_Information supplied_
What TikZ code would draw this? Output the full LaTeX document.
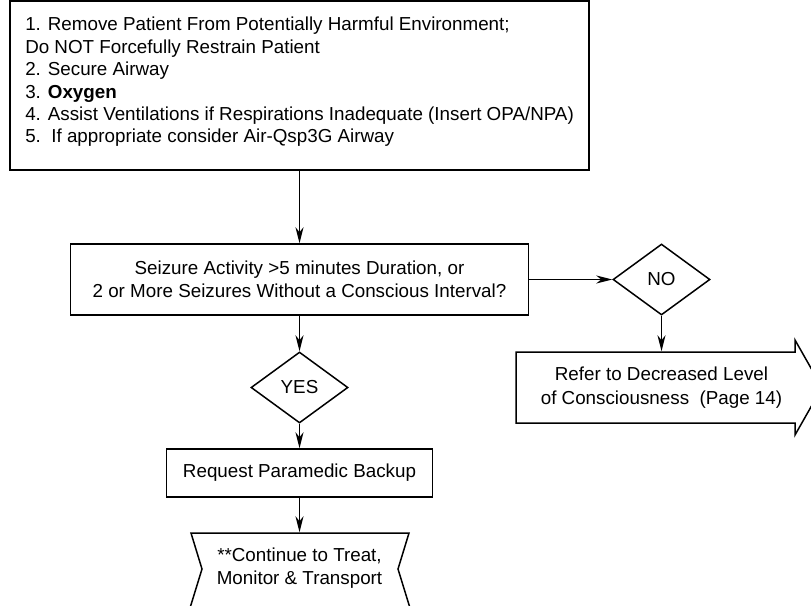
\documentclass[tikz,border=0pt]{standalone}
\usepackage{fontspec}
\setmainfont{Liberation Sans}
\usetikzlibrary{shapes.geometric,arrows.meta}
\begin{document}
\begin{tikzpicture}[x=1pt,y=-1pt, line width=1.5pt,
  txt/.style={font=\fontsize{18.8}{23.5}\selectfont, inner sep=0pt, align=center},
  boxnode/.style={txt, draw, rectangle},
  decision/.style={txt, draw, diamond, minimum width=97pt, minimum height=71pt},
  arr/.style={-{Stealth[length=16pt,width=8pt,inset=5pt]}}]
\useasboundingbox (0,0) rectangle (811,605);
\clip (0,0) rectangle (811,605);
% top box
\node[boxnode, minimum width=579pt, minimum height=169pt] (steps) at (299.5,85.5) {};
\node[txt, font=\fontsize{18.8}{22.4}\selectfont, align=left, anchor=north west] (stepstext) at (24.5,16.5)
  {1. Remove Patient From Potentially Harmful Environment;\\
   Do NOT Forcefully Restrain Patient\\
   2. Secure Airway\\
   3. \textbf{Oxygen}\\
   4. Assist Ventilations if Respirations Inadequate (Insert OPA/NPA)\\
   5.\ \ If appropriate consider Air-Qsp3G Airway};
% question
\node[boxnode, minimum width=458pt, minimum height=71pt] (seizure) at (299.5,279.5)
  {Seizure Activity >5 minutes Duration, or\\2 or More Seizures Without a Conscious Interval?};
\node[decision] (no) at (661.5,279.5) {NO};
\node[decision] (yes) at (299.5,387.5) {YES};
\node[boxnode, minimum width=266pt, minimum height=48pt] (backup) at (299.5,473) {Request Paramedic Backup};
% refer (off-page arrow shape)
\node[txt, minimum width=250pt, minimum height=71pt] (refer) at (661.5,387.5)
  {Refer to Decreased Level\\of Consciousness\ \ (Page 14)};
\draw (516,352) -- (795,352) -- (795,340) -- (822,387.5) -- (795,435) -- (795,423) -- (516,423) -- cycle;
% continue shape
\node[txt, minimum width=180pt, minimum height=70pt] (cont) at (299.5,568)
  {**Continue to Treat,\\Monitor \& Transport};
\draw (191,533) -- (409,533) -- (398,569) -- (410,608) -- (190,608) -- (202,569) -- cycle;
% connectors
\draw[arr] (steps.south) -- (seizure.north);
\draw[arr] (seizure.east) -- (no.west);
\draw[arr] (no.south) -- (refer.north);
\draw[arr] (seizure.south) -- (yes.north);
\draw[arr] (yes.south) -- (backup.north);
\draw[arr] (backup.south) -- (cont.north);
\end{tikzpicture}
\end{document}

_Direction_
Every line of text is to be repeated exactly; pictures are left out.

_Final result_
What TikZ code would draw this? Output the full LaTeX document.
\documentclass[tikz,border=0pt]{standalone}
\usepackage{fontspec}
\setmainfont{Liberation Sans}
\usetikzlibrary{shapes.geometric,arrows.meta}
\begin{document}
\begin{tikzpicture}[x=1pt,y=-1pt, line width=1.5pt,
  txt/.style={font=\fontsize{18.8}{23.5}\selectfont, inner sep=0pt, align=center},
  boxnode/.style={txt, draw, rectangle},
  decision/.style={txt, draw, diamond, minimum width=97pt, minimum height=71pt},
  arr/.style={-{Stealth[length=16pt,width=8pt,inset=5pt]}}]
\useasboundingbox (0,0) rectangle (811,605);
\clip (0,0) rectangle (811,605);
% top box
\node[boxnode, minimum width=579pt, minimum height=169pt] (steps) at (299.5,85.5) {};
\node[txt, font=\fontsize{18.8}{22.4}\selectfont, align=left, anchor=north west] (stepstext) at (24.5,16.5)
  {1. Remove Patient From Potentially Harmful Environment;\\
   Do NOT Forcefully Restrain Patient\\
   2. Secure Airway\\
   3. \textbf{Oxygen}\\
   4. Assist Ventilations if Respirations Inadequate (Insert OPA/NPA)\\
   5.\ \ If appropriate consider Air-Qsp3G Airway};
% question
\node[boxnode, minimum width=458pt, minimum height=71pt] (seizure) at (299.5,279.5)
  {Seizure Activity >5 minutes Duration, or\\2 or More Seizures Without a Conscious Interval?};
\node[decision] (no) at (661.5,279.5) {NO};
\node[decision] (yes) at (299.5,387.5) {YES};
\node[boxnode, minimum width=266pt, minimum height=48pt] (backup) at (299.5,473) {Request Paramedic Backup};
% refer (off-page arrow shape)
\node[txt, minimum width=250pt, minimum height=71pt] (refer) at (661.5,387.5)
  {Refer to Decreased Level\\of Consciousness\ \ (Page 14)};
\draw (516,352) -- (795,352) -- (795,340) -- (822,387.5) -- (795,435) -- (795,423) -- (516,423) -- cycle;
% continue shape
\node[txt, minimum width=180pt, minimum height=70pt] (cont) at (299.5,568)
  {**Continue to Treat,\\Monitor \& Transport};
\draw (191,533) -- (409,533) -- (398,569) -- (410,608) -- (190,608) -- (202,569) -- cycle;
% connectors
\draw[arr] (steps.south) -- (seizure.north);
\draw[arr] (seizure.east) -- (no.west);
\draw[arr] (no.south) -- (refer.north);
\draw[arr] (seizure.south) -- (yes.north);
\draw[arr] (yes.south) -- (backup.north);
\draw[arr] (backup.south) -- (cont.north);
\end{tikzpicture}
\end{document}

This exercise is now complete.